DIRECTIVE => Quote the material below exactly as written, from the first line to the line that holds "import plotly.graph_objects as go", endpoints included.

>> BEGIN DATASET CONTENT

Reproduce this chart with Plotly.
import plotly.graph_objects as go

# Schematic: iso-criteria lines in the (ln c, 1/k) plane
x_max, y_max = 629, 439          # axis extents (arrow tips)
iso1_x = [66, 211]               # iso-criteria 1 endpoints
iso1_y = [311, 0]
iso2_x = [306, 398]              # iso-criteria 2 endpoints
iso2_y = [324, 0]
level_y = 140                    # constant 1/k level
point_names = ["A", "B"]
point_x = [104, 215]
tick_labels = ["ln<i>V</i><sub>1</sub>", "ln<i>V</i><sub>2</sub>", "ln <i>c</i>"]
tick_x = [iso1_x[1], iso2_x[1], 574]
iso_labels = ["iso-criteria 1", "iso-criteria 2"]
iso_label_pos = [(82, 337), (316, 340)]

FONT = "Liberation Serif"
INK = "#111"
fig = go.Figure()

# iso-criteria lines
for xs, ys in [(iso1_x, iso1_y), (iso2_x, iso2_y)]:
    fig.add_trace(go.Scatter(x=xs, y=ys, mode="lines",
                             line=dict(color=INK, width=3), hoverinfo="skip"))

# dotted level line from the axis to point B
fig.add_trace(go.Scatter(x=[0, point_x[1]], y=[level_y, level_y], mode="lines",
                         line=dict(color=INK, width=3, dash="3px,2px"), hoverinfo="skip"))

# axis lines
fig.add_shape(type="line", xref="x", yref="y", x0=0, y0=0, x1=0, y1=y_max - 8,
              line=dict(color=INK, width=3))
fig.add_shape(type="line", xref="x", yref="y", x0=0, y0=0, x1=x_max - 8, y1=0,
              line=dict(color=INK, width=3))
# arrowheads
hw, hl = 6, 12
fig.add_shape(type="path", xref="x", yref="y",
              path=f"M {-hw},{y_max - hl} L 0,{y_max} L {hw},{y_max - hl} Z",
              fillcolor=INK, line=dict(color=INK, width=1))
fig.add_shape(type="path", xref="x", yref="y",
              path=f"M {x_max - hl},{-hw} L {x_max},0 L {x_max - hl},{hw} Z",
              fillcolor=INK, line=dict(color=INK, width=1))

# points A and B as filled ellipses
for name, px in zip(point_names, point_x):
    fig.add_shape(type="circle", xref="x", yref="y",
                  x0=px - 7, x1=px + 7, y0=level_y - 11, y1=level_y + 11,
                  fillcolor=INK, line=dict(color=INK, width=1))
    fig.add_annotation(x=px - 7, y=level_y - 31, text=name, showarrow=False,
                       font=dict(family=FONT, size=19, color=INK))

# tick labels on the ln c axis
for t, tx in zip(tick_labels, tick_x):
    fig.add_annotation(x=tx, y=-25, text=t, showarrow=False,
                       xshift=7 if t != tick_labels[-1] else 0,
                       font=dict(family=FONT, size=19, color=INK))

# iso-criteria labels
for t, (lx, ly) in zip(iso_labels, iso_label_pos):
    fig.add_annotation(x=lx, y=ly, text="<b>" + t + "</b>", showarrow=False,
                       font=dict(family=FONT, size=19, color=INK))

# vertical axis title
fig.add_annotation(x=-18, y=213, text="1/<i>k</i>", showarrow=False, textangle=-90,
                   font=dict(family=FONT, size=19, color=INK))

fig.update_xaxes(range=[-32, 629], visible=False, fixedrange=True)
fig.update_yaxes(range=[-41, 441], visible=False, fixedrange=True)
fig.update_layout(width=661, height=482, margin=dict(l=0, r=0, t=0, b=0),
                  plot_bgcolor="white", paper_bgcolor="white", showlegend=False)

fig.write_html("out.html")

>> END DATASET CONTENT

SOLUTION =>
Reproduce this chart with Plotly.
import plotly.graph_objects as go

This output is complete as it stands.